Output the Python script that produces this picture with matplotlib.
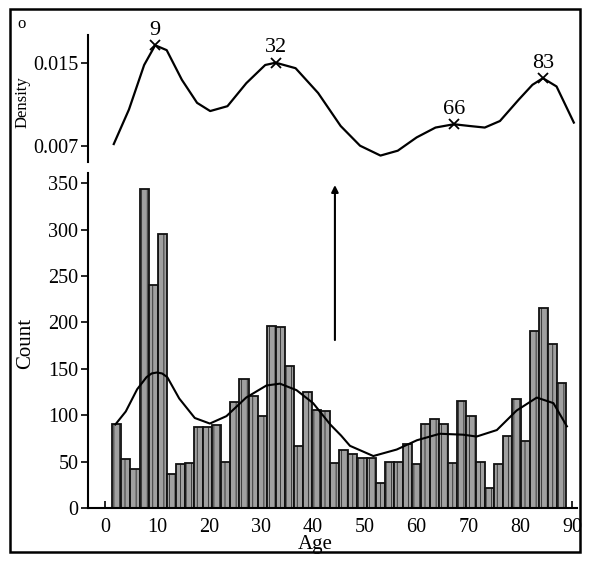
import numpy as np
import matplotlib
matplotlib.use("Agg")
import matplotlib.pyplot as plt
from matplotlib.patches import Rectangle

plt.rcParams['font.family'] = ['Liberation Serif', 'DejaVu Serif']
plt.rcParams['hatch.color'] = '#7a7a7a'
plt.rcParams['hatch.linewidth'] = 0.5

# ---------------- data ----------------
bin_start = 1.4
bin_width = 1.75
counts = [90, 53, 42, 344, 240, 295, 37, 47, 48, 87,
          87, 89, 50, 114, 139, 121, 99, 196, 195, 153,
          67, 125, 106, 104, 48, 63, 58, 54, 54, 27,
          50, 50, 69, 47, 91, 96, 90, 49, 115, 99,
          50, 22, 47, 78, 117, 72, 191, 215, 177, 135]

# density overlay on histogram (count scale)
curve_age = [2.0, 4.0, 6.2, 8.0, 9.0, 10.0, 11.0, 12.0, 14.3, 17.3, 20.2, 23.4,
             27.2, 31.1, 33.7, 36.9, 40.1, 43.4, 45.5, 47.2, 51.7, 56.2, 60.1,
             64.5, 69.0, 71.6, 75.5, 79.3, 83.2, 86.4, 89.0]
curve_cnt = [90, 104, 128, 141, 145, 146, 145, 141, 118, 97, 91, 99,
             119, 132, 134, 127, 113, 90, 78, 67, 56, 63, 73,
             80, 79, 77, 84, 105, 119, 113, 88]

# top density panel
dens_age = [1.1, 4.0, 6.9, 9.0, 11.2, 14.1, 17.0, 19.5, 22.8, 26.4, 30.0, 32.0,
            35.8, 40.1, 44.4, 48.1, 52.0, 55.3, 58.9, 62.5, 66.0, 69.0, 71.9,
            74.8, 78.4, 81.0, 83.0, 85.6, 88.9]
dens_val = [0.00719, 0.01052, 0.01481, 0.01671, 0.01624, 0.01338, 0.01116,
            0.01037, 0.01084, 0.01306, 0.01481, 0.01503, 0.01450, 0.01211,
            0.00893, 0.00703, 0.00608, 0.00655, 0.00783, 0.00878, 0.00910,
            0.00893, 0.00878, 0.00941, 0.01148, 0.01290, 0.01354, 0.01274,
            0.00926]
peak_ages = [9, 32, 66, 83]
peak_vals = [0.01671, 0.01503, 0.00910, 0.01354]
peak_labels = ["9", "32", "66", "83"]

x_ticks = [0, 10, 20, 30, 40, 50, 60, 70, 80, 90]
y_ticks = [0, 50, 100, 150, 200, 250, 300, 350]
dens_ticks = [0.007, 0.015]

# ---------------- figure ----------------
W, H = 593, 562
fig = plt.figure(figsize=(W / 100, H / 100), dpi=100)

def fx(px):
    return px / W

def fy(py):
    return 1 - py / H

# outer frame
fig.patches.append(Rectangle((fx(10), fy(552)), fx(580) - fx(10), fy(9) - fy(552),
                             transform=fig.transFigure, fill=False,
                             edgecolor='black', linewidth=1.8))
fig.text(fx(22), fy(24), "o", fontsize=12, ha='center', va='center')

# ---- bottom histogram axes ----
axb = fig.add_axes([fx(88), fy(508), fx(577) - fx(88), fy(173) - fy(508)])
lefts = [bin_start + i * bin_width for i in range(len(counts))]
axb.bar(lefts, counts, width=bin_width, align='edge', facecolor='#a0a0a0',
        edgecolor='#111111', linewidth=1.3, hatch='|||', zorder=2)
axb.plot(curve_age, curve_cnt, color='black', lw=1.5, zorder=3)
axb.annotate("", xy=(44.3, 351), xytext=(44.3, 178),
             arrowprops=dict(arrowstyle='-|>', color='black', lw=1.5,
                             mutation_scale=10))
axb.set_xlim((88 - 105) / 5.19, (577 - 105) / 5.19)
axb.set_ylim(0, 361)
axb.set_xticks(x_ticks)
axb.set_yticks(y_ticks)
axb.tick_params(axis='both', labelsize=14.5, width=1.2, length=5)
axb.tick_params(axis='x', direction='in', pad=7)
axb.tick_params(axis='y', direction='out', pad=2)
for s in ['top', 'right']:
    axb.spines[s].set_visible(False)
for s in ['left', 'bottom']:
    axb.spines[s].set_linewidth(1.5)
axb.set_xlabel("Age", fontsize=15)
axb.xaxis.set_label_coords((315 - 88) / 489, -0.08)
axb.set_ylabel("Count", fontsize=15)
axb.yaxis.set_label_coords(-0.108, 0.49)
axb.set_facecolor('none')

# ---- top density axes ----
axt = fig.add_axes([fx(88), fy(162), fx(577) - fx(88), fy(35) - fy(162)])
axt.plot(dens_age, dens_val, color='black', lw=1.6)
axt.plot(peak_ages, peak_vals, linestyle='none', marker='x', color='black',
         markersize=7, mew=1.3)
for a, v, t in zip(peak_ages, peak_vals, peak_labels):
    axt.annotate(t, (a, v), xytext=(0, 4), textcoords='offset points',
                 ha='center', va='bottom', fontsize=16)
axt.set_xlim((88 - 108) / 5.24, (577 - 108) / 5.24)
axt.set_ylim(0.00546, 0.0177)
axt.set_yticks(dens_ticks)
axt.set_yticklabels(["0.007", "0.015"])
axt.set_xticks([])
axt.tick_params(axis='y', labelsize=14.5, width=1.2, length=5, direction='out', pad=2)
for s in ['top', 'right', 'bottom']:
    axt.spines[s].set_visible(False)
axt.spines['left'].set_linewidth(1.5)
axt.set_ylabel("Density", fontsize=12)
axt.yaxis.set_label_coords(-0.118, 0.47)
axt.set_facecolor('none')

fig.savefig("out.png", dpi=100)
---
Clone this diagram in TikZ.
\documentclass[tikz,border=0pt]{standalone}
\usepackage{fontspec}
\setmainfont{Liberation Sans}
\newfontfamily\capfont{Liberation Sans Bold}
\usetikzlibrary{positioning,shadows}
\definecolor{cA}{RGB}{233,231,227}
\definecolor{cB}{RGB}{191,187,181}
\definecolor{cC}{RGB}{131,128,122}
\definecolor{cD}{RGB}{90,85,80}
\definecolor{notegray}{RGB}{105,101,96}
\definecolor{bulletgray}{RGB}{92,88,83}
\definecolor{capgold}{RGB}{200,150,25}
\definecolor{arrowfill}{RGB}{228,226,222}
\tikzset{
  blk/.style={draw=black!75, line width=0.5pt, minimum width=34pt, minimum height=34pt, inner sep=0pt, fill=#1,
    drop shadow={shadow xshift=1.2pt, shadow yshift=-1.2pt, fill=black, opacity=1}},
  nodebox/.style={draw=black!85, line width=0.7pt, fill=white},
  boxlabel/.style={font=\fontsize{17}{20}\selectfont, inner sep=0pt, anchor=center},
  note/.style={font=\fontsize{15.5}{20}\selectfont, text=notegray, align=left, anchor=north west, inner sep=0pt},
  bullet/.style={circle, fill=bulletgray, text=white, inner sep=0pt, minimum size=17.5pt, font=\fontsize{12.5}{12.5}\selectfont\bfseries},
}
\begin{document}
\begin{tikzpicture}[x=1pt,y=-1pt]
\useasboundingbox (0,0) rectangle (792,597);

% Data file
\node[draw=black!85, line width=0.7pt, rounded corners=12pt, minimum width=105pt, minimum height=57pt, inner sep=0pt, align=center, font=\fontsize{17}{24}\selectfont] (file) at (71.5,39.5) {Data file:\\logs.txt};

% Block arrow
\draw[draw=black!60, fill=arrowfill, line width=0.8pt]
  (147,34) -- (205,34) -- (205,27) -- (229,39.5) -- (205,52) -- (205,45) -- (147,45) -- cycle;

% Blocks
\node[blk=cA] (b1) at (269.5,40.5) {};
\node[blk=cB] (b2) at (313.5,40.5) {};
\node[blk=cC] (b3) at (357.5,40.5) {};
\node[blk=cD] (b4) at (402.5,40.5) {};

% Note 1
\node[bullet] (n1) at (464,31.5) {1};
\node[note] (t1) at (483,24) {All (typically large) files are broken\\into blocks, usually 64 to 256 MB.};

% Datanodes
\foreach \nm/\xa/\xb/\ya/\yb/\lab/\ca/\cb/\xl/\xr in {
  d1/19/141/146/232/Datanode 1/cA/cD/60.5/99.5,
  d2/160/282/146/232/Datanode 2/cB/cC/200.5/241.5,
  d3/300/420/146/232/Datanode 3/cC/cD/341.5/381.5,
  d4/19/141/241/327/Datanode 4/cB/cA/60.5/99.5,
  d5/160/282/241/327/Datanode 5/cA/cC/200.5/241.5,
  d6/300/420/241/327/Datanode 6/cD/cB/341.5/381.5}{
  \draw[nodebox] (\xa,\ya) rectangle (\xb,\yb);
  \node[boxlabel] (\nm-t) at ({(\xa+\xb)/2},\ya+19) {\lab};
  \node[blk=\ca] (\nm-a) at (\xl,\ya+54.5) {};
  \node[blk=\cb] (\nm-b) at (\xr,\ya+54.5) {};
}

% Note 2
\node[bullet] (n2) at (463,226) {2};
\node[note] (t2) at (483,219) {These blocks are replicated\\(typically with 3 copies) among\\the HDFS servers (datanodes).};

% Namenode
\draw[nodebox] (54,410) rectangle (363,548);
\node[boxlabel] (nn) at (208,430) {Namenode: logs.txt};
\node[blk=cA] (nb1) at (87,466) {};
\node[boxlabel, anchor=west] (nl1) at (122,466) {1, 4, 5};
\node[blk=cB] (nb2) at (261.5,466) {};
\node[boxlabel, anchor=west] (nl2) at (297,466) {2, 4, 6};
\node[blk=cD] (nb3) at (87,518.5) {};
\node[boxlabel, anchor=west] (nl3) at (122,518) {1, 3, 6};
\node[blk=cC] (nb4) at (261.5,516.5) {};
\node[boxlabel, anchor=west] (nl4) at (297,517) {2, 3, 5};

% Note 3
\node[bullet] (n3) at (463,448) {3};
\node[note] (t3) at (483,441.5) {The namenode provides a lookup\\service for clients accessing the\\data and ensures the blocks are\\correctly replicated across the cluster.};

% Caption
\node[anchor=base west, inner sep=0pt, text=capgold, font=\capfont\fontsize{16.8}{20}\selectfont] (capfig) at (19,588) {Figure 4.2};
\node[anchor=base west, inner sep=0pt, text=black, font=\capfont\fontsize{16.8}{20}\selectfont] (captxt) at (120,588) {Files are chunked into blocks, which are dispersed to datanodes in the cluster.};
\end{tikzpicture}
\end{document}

▸ **Exercise**: Repeat only the lines from the one holding "Output the Python" to the one holding "50, 22, 47, 78, 117, 72, 191, 215, 177, 135]", both ends included, and drop the images.

▸ **Result below**:
Output the Python script that produces this picture with matplotlib.
import numpy as np
import matplotlib
matplotlib.use("Agg")
import matplotlib.pyplot as plt
from matplotlib.patches import Rectangle

plt.rcParams['font.family'] = ['Liberation Serif', 'DejaVu Serif']
plt.rcParams['hatch.color'] = '#7a7a7a'
plt.rcParams['hatch.linewidth'] = 0.5

# ---------------- data ----------------
bin_start = 1.4
bin_width = 1.75
counts = [90, 53, 42, 344, 240, 295, 37, 47, 48, 87,
          87, 89, 50, 114, 139, 121, 99, 196, 195, 153,
          67, 125, 106, 104, 48, 63, 58, 54, 54, 27,
          50, 50, 69, 47, 91, 96, 90, 49, 115, 99,
          50, 22, 47, 78, 117, 72, 191, 215, 177, 135]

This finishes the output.